By Wojtek Dabrowski
As a child, Steve Bewley, goaltender for Ryerson’s hockey team, collected hockey cards of his favourite NHL goalies.
He loved the position and the attention it brought. “It always seemed so glamorous to me,” the second-year business student said while packing up his goalie pads in the change room after a game.
“It’s a position where you can end up being the hero or the goat,” Bewley says. On this night he was the hero. The Rams won its game against the Royal Military College and Bewley was smiling.
After taking a year off from the glamorous life of a goalie and playing as a defenceman, the attention is now back on him. Bewley has taken over the starting goaltending job from a fifth-year player and is helping the Rams travel into foreign territory—the playoffs.
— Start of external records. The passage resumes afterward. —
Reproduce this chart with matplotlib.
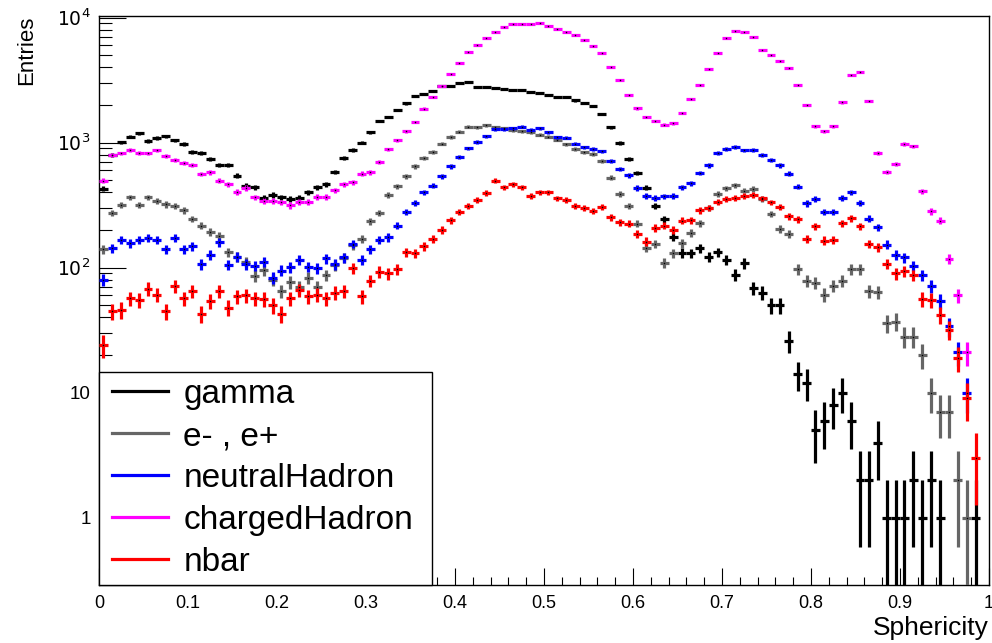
import numpy as np
import matplotlib
matplotlib.use("Agg")
import matplotlib.pyplot as plt
from matplotlib.lines import Line2D
from matplotlib.patches import Rectangle
from matplotlib.ticker import FixedLocator, FixedFormatter, MultipleLocator

plt.rcParams['font.family'] = ['Liberation Sans', 'DejaVu Sans']

# 100 bins of sphericity in [0, 1]
edges = np.linspace(0, 1, 101)

gamma = [429, 800, 1006, 1117, 1188, 1031, 1090, 1124, 1045, 976,
         847, 826, 736, 663, 663, 545, 453, 439, 363, 381,
         365, 354, 363, 401, 442, 464, 582, 749, 879, 1000,
         1211, 1490, 1604, 1835, 2064, 2349, 2436, 2606, 2823, 2858,
         3000, 3039, 2805, 2773, 2754, 2685, 2622, 2638, 2527, 2483,
         2421, 2306, 2333, 2182, 2089, 1977, 1695, 1334, 993, 744,
         572, 438, 313, 245, 177, 132, 131, 144, 123, 133,
         116, 88, 109, 69, 63, 50, 50, 26, 14, 12,
         5, 6, 8, 10, 6, 2, 2, 4, 1, 1,
         1, 2, 1, 2, 1, 0, 0, 0, 1, 0]

electron = [140, 274, 318, 366, 320, 366, 341, 321, 310, 288,
            246, 217, 194, 181, 133, 122, 112, 86, 96, 80,
            65, 77, 70, 83, 70, 87, 105, 120, 152, 170,
            235, 274, 384, 448, 538, 647, 754, 842, 982, 1109,
            1224, 1343, 1334, 1376, 1334, 1303, 1262, 1240, 1211, 1159,
            1117, 1057, 970, 895, 837, 811, 709, 525, 391, 310,
            225, 145, 155, 110, 131, 157, 189, 226, 300, 388,
            431, 459, 413, 426, 355, 269, 204, 186, 98, 79,
            76, 61, 72, 79, 98, 98, 65, 64, 36, 37,
            28, 28, 20, 10, 7, 7, 2, 1, 0, 0]

neutral = [80, 144, 167, 157, 167, 173, 167, 141, 173, 141,
           148, 107, 127, 160, 106, 123, 107, 104, 112, 83,
           95, 101, 115, 102, 99, 119, 107, 121, 155, 115,
           141, 167, 175, 217, 279, 329, 401, 453, 538, 647,
           773, 901, 1012, 1124, 1286, 1286, 1310, 1343, 1270, 1310,
           1211, 1104, 1095, 982, 918, 895, 853, 709, 615, 548,
           434, 376, 363, 372, 376, 442, 472, 572, 659, 826,
           895, 929, 868, 879, 802, 727, 659, 565, 445, 327,
           354, 279, 279, 361, 401, 329, 247, 210, 153, 127,
           121, 104, 87, 71, 54, 34, 21, 10, 0, 0]

charged = [497, 797, 822, 879, 826, 822, 868, 778, 722, 688,
           667, 561, 579, 497, 467, 405, 434, 365, 342, 344,
           333, 315, 338, 336, 370, 370, 416, 467, 482, 565,
           579, 700, 885, 1045, 1240, 1463, 1871, 2306, 2823, 3565,
           4336, 5345, 6043, 6918, 7679, 8365, 8847, 8954, 8954, 9016,
           8636, 8166, 7727, 7267, 6590, 5933, 5248, 4055, 3192, 2405,
           1883, 1604, 1490, 1393, 1436, 1727, 2249, 2911, 3862, 5212,
           6918, 7780, 7679, 6966, 5479, 4998, 4500, 3958, 2893, 2001,
           1352, 1233, 1352, 2103, 3459, 3654, 2167, 826, 586, 679,
           976, 935, 408, 282, 238, 117, 60, 21, 0, 0]

nbar = [24, 45, 46, 57, 55, 68, 61, 45, 71, 57,
        65, 43, 54, 65, 48, 59, 60, 57, 56, 50,
        43, 57, 66, 59, 61, 57, 63, 65, 99, 59,
        79, 93, 90, 98, 133, 131, 148, 170, 201, 239,
        279, 313, 350, 396, 497, 439, 467, 442, 376, 401,
        401, 359, 349, 310, 300, 286, 306, 254, 231, 225,
        186, 162, 208, 217, 201, 238, 239, 287, 302, 337,
        354, 361, 376, 381, 359, 333, 306, 258, 245, 170,
        214, 165, 167, 228, 250, 214, 155, 146, 108, 90,
        94, 87, 56, 55, 42, 32, 19, 9, 3, 0]

labels = ['gamma', 'e- , e+', 'neutralHadron', 'chargedHadron', 'nbar']
colors = ['black', '#666666', '#0000ff', '#ff00ff', '#ff0000']
series = [gamma, electron, neutral, charged, nbar]

ymin, ymax = 0.29, 10 ** 4.014

fig = plt.figure(figsize=(9.92, 6.43), dpi=100)
ax = fig.add_axes([0.0998, 0.0902, 0.8972, 0.885])

centers = 0.5 * (edges[:-1] + edges[1:])
half = 0.5 * (edges[1] - edges[0])
for vals, c in zip(series, colors):
    v = np.array(vals, dtype=float)
    m = v > 0
    x = centers[m]
    y = v[m]
    err = np.sqrt(y)
    lo = np.minimum(err, y - 1e-3)
    ax.errorbar(x, y, xerr=half, yerr=[lo, err], fmt='none', ecolor=c,
                elinewidth=2.3, capsize=0, zorder=3)
    ax.plot(x, y, 's', ms=1.0, color='black', mew=0, zorder=4)

ax.set_yscale('log')
ax.set_xlim(0, 1)
ax.set_ylim(ymin, ymax)

ax.xaxis.set_major_locator(MultipleLocator(0.1))
ax.xaxis.set_minor_locator(MultipleLocator(0.02))
ax.xaxis.set_major_formatter(plt.FuncFormatter(lambda v, p: '%g' % round(v, 2)))

ax.yaxis.set_major_locator(FixedLocator([1, 10, 100, 1000, 10000]))
ax.yaxis.set_major_formatter(FixedFormatter(['1', '10', r'$10^{2}$', r'$10^{3}$', r'$10^{4}$']))
minors = [m * 10 ** d for d in range(-1, 4) for m in range(2, 10)]
ax.yaxis.set_minor_locator(FixedLocator([t for t in minors if ymin < t < ymax]))
ax.yaxis.set_minor_formatter(plt.NullFormatter())

ax.tick_params(axis='both', which='both', direction='in', top=False, right=False, width=0.8)
ax.tick_params(axis='x', which='major', length=12.2, labelsize=13, pad=7)
ax.tick_params(axis='x', which='minor', length=6.1)
ax.tick_params(axis='y', which='major', length=19.4, labelsize=13.5, pad=6)
ax.tick_params(axis='y', which='minor', length=9.4)
for s in ax.spines.values():
    s.set_linewidth(1.0)

ax.set_xlabel('Sphericity', loc='right', fontsize=19, labelpad=3)
ax.set_ylabel('Entries', loc='top', fontsize=16, labelpad=14)

# legend box (white, black frame) in the lower-left corner
box = Rectangle((0, 0), 0.374, 0.374, transform=ax.transAxes, facecolor='white',
                edgecolor='black', lw=1.0, zorder=9, clip_on=False)
ax.add_patch(box)

handles = [Line2D([], [], color=c, lw=2.3) for c in colors]
leg = ax.legend(handles, labels, loc='center left', bbox_to_anchor=(0, 0.187),
                borderaxespad=0, fontsize=24, frameon=False,
                handlelength=1.68, handletextpad=0.45, labelspacing=0.33, borderpad=0.4)
leg.set_zorder(10)

fig.savefig('out.png', dpi=100)
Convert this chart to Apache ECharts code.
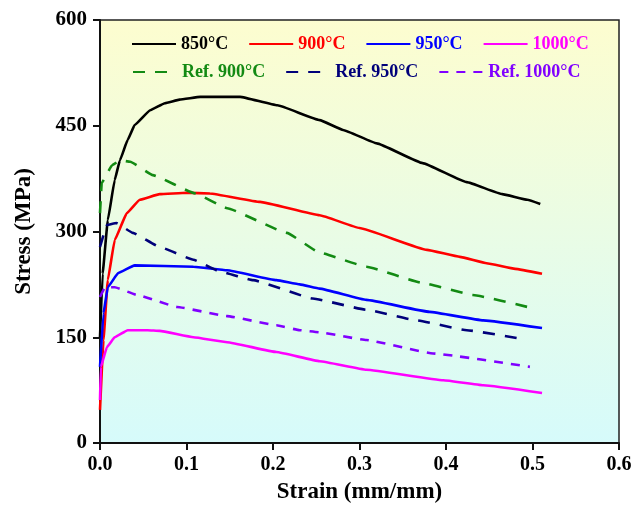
<!DOCTYPE html>
<html><head><meta charset="utf-8">
<script src="https://cdn.jsdelivr.net/npm/echarts@6/dist/echarts.min.js"></script>
<style>html,body{margin:0;padding:0;background:#fff}#c{width:636px;height:510px}</style>
</head><body><div id="c"></div>
<script>
const xTicks = [0, 0.1, 0.2, 0.3, 0.4, 0.5, 0.6];
const yTicks = [0, 150, 300, 450, 600];
const names = ['850°C', '900°C', '950°C', '1000°C', 'Ref. 900°C', 'Ref. 950°C', 'Ref. 1000°C'];

const strain850 = [0, 0.003, 0.009, 0.017, 0.023, 0.032, 0.040, 0.058, 0.075, 0.092, 0.116, 0.162, 0.205, 0.254, 0.281, 0.320, 0.373, 0.424, 0.465, 0.494, 0.509];
const stress850 = [150, 240, 316, 373, 401, 430, 451, 472, 482, 487, 491, 491, 479, 458, 444, 425, 397, 370, 353, 345, 339];

const strain900 = [0, 0.004, 0.009, 0.017, 0.031, 0.046, 0.069, 0.100, 0.127, 0.185, 0.254, 0.300, 0.378, 0.416, 0.447, 0.480, 0.511];
const stress900 = [47, 146, 231, 288, 326, 345, 353, 355, 354, 342, 323, 305, 274, 264, 255, 247, 240];

const strain950 = [0, 0.004, 0.009, 0.021, 0.040, 0.108, 0.147, 0.204, 0.231, 0.254, 0.308, 0.381, 0.443, 0.511];
const stress950 = [108, 184, 221, 241, 252, 250, 245, 231, 225, 219, 203, 186, 174, 163];

const strain1000 = [0, 0.001, 0.008, 0.017, 0.032, 0.055, 0.069, 0.108, 0.147, 0.204, 0.254, 0.308, 0.397, 0.443, 0.511];
const stress1000 = [61, 108, 136, 150, 160, 160, 159, 150, 143, 129, 116, 104, 89, 82, 71];

const strainRef900 = [0, 0.002, 0.014, 0.023, 0.035, 0.061, 0.110, 0.147, 0.216, 0.254, 0.308, 0.373, 0.431, 0.494];
const stressRef900 = [326, 369, 394, 401, 399, 380, 354, 333, 298, 270, 250, 227, 210, 193];

const strainRef950 = [0, 0.008, 0.019, 0.038, 0.069, 0.108, 0.139, 0.177, 0.246, 0.308, 0.366, 0.424, 0.491];
const stressRef950 = [278, 309, 312, 298, 278, 260, 243, 231, 205, 189, 174, 160, 147];

const strainRef1000 = [0, 0.006, 0.017, 0.043, 0.089, 0.147, 0.204, 0.231, 0.254, 0.308, 0.385, 0.497];
const stressRef1000 = [207, 221, 221, 210, 193, 180, 167, 160, 157, 146, 127, 108];

const colors = ['#000000', '#ff0000', '#0000ff', '#ff00ff', '#138a13', '#00007a', '#8000ff'];
const xs = [strain850, strain900, strain950, strain1000, strainRef900, strainRef950, strainRef1000];
const ys = [stress850, stress900, stress950, stress1000, stressRef900, stressRef950, stressRef1000];
const dashes = [null, null, null, null, [12, 10], [12, 10], [9, 8]];

const font = 'Liberation Serif, Times New Roman, serif';
const series = names.map((n, i) => ({
  name: n, type: 'line', showSymbol: false, symbol: 'none', smooth: 0.1, smoothMonotone: 'x',
  data: xs[i].map((x, k) => [x, ys[i][k]]),
  lineStyle: { color: colors[i], width: 2.6, type: dashes[i] || 'solid' },
  itemStyle: { color: colors[i] }
}));

const legendBase = { itemWidth: 44, itemHeight: 14, itemGap: 20,
  itemStyle: { color: 'rgba(0,0,0,0)', borderWidth: 0, opacity: 0 },
  textStyle: { fontFamily: font, fontWeight: 'bold', fontSize: 18 } };

const chart = echarts.init(document.getElementById('c'), null, { renderer: 'canvas' });
chart.setOption({
  animation: false,
  backgroundColor: '#ffffff',
  grid: {
    left: 100, top: 20, right: 17, bottom: 67, show: true,
    borderColor: '#222', borderWidth: 1.5,
    backgroundColor: { type: 'linear', x: 0, y: 0, x2: 0, y2: 1,
      colorStops: [{ offset: 0, color: '#fdfdcf' }, { offset: 1, color: '#d6fbfb' }] }
  },
  legend: [
    Object.assign({ data: names.slice(0, 4).map((n, i) => ({ name: n, textStyle: { color: colors[i] } })),
      left: 126, top: 30 }, legendBase),
    Object.assign({ data: names.slice(4).map((n, i) => ({ name: n, textStyle: { color: colors[i + 4] } })),
      left: 127, top: 58 }, legendBase)
  ],
  xAxis: {
    type: 'value', min: xTicks[0], max: xTicks[xTicks.length - 1], interval: 0.1,
    name: 'Strain (mm/mm)', nameLocation: 'middle', nameGap: 38,
    nameTextStyle: { fontFamily: font, fontWeight: 'bold', fontSize: 23, color: '#000' },
    axisLine: { lineStyle: { color: '#111', width: 2 } },
    axisTick: { inside: false, length: 7, lineStyle: { width: 2, color: '#111' } },
    axisLabel: { fontFamily: font, fontWeight: 'bold', fontSize: 20, color: '#000', margin: 12,
      formatter: v => v.toFixed(1) },
    splitLine: { show: false }
  },
  yAxis: {
    type: 'value', min: yTicks[0], max: yTicks[yTicks.length - 1], interval: 150,
    name: 'Stress (MPa)', nameLocation: 'middle', nameGap: 64,
    nameTextStyle: { fontFamily: font, fontWeight: 'bold', fontSize: 23, color: '#000' },
    axisLine: { show: true, lineStyle: { color: '#111', width: 2 } },
    axisTick: { show: true, inside: false, length: 7, lineStyle: { width: 2, color: '#111' } },
    axisLabel: { fontFamily: font, fontWeight: 'bold', fontSize: 21, color: '#000', margin: 13 },
    splitLine: { show: false }
  },
  series: series
});
</script></body></html>
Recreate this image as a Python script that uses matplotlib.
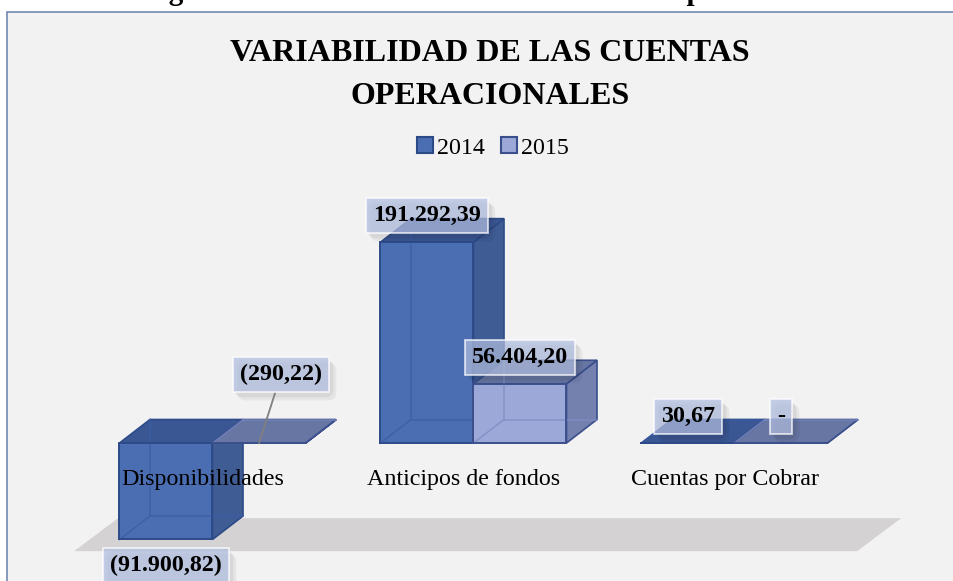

Bewley, a 23-year-old native of Georgetown, Ont., had played goalie his entire life, but when he came to Ryerson last year the Rams already had an excellent goaltender, Carm Giurleo, so Bewley played defence.
After a year of patrolling the blue line, he decided to return to his goal crease to split ice time with Giurleo.
But Giurleo, who had been saddled into a part-time role, decided to quit the team last semester and concentrate on finishing his hospitality and tourism management degree. Bewley was left with a full-time job.
“Carm carried the team [for four years], and we miss him,” head-coach Louie Carnevale said. But he added that Bewley’s play is negating the loss.
Saturday he helped Ryerson win its seventh game of the season, in only the team’s 20th game. Last year the Rams finished the season with only six wins.
“He’s got the mentally tough attitude that goalies need,” Carnevale said, adding that his competitive and focused nature easily matches the rest of the team.
Because the Rams have a shot at the playoffs this year, Bewley is really working to improve his skills and he said the rest of the team is doing the same.
And he has a weird ritual to help him focus on the task at hand.
“Between periods, I dry [the sweat] in my glove,” he said with a chuckle. “It’s a horrid, horrid smell. It lets me focus mentally.”